Here comes the inside story of my book. It’s the brief synopsis I’m sending to agents. (Some agents prefer a different approach – longer blow by blow, chapter by chapter efforts.)
The next post will cover my recent calamities and a particularly juicy piece of gossip. But for now, have a peek inside.
Synopsis of Blackwatertown:
Blackwatertown by Paul Waters is a thriller set on the Irish border in the 1950s. The intertwining of fact and fiction is based partly on a murky episode of Ireland’s past, and partly on things discovered about my family’s own secret history.
It is the story of a reluctant and conflicted policeman called John “Jolly” Macken, who is drawn into a conspiracy, accidentally starts a war (the 1950s IRA border campaign) and inadvertently becomes a hero.
It is also the story of how complacency in a time of peace can quickly be shattered, if the underlying tensions in society are not addressed.
Jolly Macken begins with a personal crisis because of his leading role in a police action he knows is legally correct, but feels is morally wrong.
As a police officer, an RUC man, he is isolated from his fellow Irish Catholics because he serves the Crown.

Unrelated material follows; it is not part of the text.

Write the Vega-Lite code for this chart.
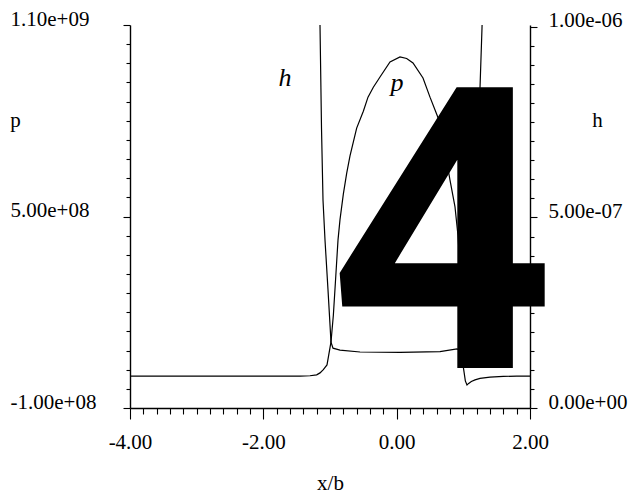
{
  "$schema": "https://vega.github.io/schema/vega-lite/v6.json",
  "width": 400,
  "height": 383,
  "autosize": {"type": "none"},
  "padding": {"left": 130, "top": 25, "right": 109, "bottom": 89},
  "background": "white",
  "config": {
    "view": {"stroke": null},
    "axis": {
      "labelFont": "Liberation Serif",
      "titleFont": "Liberation Serif",
      "labelFontSize": 21,
      "titleFontSize": 21,
      "labelColor": "black",
      "titleColor": "black",
      "domainColor": "black",
      "tickColor": "black",
      "grid": false,
      "titleFontWeight": "normal",
      "domainWidth": 1.4,
      "tickWidth": 1.1,
      "labelOverlap": false,
      "labelFlush": false,
      "tickCount": 200
    }
  },
  "datasets": {
    "pres": [
      {"x": -4, "p": 0}, {"x": -2, "p": 0}, {"x": -1.45, "p": 0}, {"x": -1.3, "p": 1000000},
      {"x": -1.2, "p": 4000000}, {"x": -1.15, "p": 10000000}, {"x": -1.1, "p": 20000000},
      {"x": -1.045, "p": 35000000}, {"x": -1.02, "p": 65000000}, {"x": -0.985, "p": 107000000},
      {"x": -0.95, "p": 190000000}, {"x": -0.92, "p": 290000000}, {"x": -0.88, "p": 426000000},
      {"x": -0.85, "p": 490000000}, {"x": -0.8, "p": 570000000}, {"x": -0.75, "p": 635000000},
      {"x": -0.7, "p": 690000000}, {"x": -0.6, "p": 777000000}, {"x": -0.5, "p": 830000000},
      {"x": -0.43, "p": 874000000}, {"x": -0.35, "p": 905000000}, {"x": -0.25, "p": 937000000},
      {"x": -0.1, "p": 984000000}, {"x": 0.05, "p": 1000000000}, {"x": 0.15, "p": 995000000},
      {"x": 0.245, "p": 981000000}, {"x": 0.395, "p": 934000000}, {"x": 0.5, "p": 874000000},
      {"x": 0.605, "p": 818000000}, {"x": 0.65, "p": 793000000}, {"x": 0.8, "p": 614000000},
      {"x": 0.875, "p": 530000000}, {"x": 0.92, "p": 440000000}, {"x": 0.95, "p": 340000000},
      {"x": 0.975, "p": 200000000}, {"x": 0.99, "p": 100000000}, {"x": 1.0, "p": 28000000},
      {"x": 1.03, "p": -15000000}, {"x": 1.055, "p": -28000000}, {"x": 1.08, "p": -23000000},
      {"x": 1.12, "p": -17000000}, {"x": 1.175, "p": -12000000}, {"x": 1.25, "p": -7000000},
      {"x": 1.4, "p": -3000000}, {"x": 1.6, "p": -1000000}, {"x": 1.8, "p": 0}, {"x": 2, "p": 0}
    ],
    "film": [
      {"x": -1.16, "h": 1.06e-6}, {"x": -1.15, "h": 1.005e-6}, {"x": -1.1275, "h": 7.35e-7},
      {"x": -1.105, "h": 5.46e-7}, {"x": -1.075, "h": 4.41e-7}, {"x": -1.03, "h": 3.1e-7},
      {"x": -0.985, "h": 1.73e-7}, {"x": -0.955, "h": 1.57e-7}, {"x": -0.85, "h": 1.52e-7},
      {"x": -0.55, "h": 1.47e-7}, {"x": 0.05, "h": 1.46e-7}, {"x": 0.65, "h": 1.48e-7},
      {"x": 0.905, "h": 1.55e-7}, {"x": 0.97, "h": 1.5e-7}, {"x": 1.0, "h": 1.4e-7},
      {"x": 1.05, "h": 1.7e-7}, {"x": 1.1, "h": 2.7e-7}, {"x": 1.15, "h": 4.3e-7},
      {"x": 1.2, "h": 6.3e-7}, {"x": 1.25, "h": 8.4e-7}, {"x": 1.28, "h": 9.97e-7},
      {"x": 1.29, "h": 1.06e-6}
    ],
    "marks": [
      {"x": -1.675, "p": 934000000, "label": "h"},
      {"x": 0.005, "p": 918000000, "label": "p"}
    ],
    "glyph": [
      {"x": -1.02, "h": 1.05e-7, "label": "4"}
    ]
  },
  "layer": [
    {
      "layer": [
        {
          "data": {"name": "pres"},
          "mark": {"type": "line", "color": "black", "strokeWidth": 1.2, "clip": true},
          "encoding": {
            "x": {
              "field": "x", "type": "quantitative",
              "scale": {"domain": [-4, 2], "nice": false, "zero": false},
              "axis": {
                "orient": "bottom",
                "tickCount": 200,
                "values": [-4, -3.8, -3.6, -3.4, -3.2, -3, -2.8, -2.6, -2.4, -2.2, -2, -1.8, -1.6, -1.4, -1.2, -1, -0.8, -0.6, -0.4, -0.2, 0, 0.2, 0.4, 0.6, 0.8, 1, 1.2, 1.4, 1.6, 1.8, 2],
                "labelExpr": "datum.value == -4 ? '-4.00' : datum.value == -2 ? '-2.00' : datum.value == 0 ? '0.00' : datum.value == 2 ? '2.00' : ''",
                "tickSize": {"condition": {"test": "datum.value == -4 || datum.value == -2 || datum.value == 0 || datum.value == 2", "value": 11}, "value": 6},
                "labelPadding": 12,
                "title": "x/b",
                "titleX": 200,
                "titleY": 75,
                "titleBaseline": "middle",
                "titleAlign": "center"
              }
            },
            "y": {
              "field": "p", "type": "quantitative",
              "scale": {"domain": [-100000000, 1100000000], "nice": false, "zero": false},
              "axis": {
                "orient": "left",
                "tickCount": 200,
                "values": [-100000000, -40000000, 20000000, 80000000, 140000000, 200000000, 260000000, 320000000, 380000000, 440000000, 500000000, 560000000, 620000000, 680000000, 740000000, 800000000, 860000000, 920000000, 980000000, 1040000000, 1100000000],
                "labelExpr": "datum.value == 1100000000 ? '1.10e+09' : datum.value == 500000000 ? '5.00e+08' : datum.value == -100000000 ? '-1.00e+08' : ''",
                "tickSize": {"condition": {"test": "datum.value == -100000000 || datum.value == 500000000 || datum.value == 1100000000", "value": 7}, "value": 4},
                "labelAlign": "left",
                "labelBaseline": "alphabetic",
                "labelPadding": 113,
                "title": "p",
                "titleAngle": 0,
                "titleX": -115,
                "titleY": 95,
                "titleAlign": "center",
                "titleBaseline": "middle"
              }
            }
          }
        },
        {
          "data": {"name": "marks"},
          "mark": {"type": "text", "font": "Liberation Serif", "fontStyle": "italic", "fontSize": 26, "align": "center", "baseline": "middle", "color": "black"},
          "encoding": {
            "x": {"field": "x", "type": "quantitative"},
            "y": {"field": "p", "type": "quantitative"},
            "text": {"field": "label"}
          }
        }
      ]
    },
    {
      "layer": [
        {
          "data": {"name": "film"},
          "mark": {"type": "line", "color": "black", "strokeWidth": 1.2, "clip": true},
          "encoding": {
            "x": {"field": "x", "type": "quantitative"},
            "y": {
              "field": "h", "type": "quantitative",
              "scale": {"domain": [0, 1.005e-6], "nice": false, "zero": false},
              "axis": {
                "orient": "right",
                "tickCount": 200,
                "values": [0, 5e-8, 1e-7, 1.5e-7, 2e-7, 2.5e-7, 3e-7, 3.5e-7, 4e-7, 4.5e-7, 5e-7, 5.5e-7, 6e-7, 6.5e-7, 7e-7, 7.5e-7, 8e-7, 8.5e-7, 9e-7, 9.5e-7, 1e-6],
                "labelExpr": "datum.value == 0 ? '0.00e+00' : datum.value == 5e-7 ? '5.00e-07' : datum.value == 1e-6 ? '1.00e-06' : ''",
                "tickSize": {"condition": {"test": "datum.value == 0 || datum.value == 5e-7 || datum.value == 1e-6", "value": 7}, "value": 4},
                "labelAlign": "left",
                "labelBaseline": "alphabetic",
                "labelPadding": 11,
                "title": "h",
                "titleAngle": 0,
                "titleX": 67,
                "titleY": 95,
                "titleAlign": "center",
                "titleBaseline": "middle"
              }
            }
          }
        },
        {
          "data": {"name": "glyph"},
          "mark": {"type": "text", "font": "Roboto", "fontWeight": "bold", "fontSize": 395, "align": "left", "baseline": "alphabetic", "color": "black"},
          "encoding": {
            "x": {"field": "x", "type": "quantitative"},
            "y": {"field": "h", "type": "quantitative"},
            "text": {"field": "label"}
          }
        }
      ]
    }
  ],
  "resolve": {"scale": {"y": "independent"}, "axis": {"y": "independent"}}
}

As a Catholic (in name anyway), he is by definition distrusted by his Protestant fellow officers and the State.
There are three main strands:
1. Macken is punished after a farcical episode of violence at the beginning, by being exiled to Blackwatertown village, a sleepy Co. Armagh backwater. He is sent there to replace the previous token Catholic officer in the district who died mysteriously. Was it an accident or murder? Were the killers fellow police officers? Will Macken be next?
2. Macken meets an unusually bewitching local girl whose bravado masks a certain innocence. However, is her innocence feigned? Will their romance endure? Is she an IRA spy or is she hiding a much darker secret?
3. Macken is caught up in a police conspiracy and cover-up that has unexpected consequences. Their fakery is so convincing that the conspirators are lauded as heroes and accidentally start a war. Macken becomes part of a web of political and personal intrigue, watching his back as genuine and imaginary sides go to war for real.
An ambiguous fourth strand weaves in and out of the action. It retains its mystery until near the end, when its true purpose and horrible identity is revealed.
As the tension and stakes mount higher, Macken is forced to choose sides when it comes to war and to his personal life. He embarks on a journey through a broken and twisted world to see if it is possible to salvage anything that is good, worthwhile and beautiful.
Blackwatertown conveys a sense of place in the tradition of Ulster writer Maurice Leitch, and is threaded through with flashes of humour reminiscent of Andrea Camilleri’s Sicilian Inspector Montalbano mysteries.
The story transcends time and place, but also parallels the current dangerous political situation in Northern Ireland today, and shows how a seemingly secure peace can be squandered.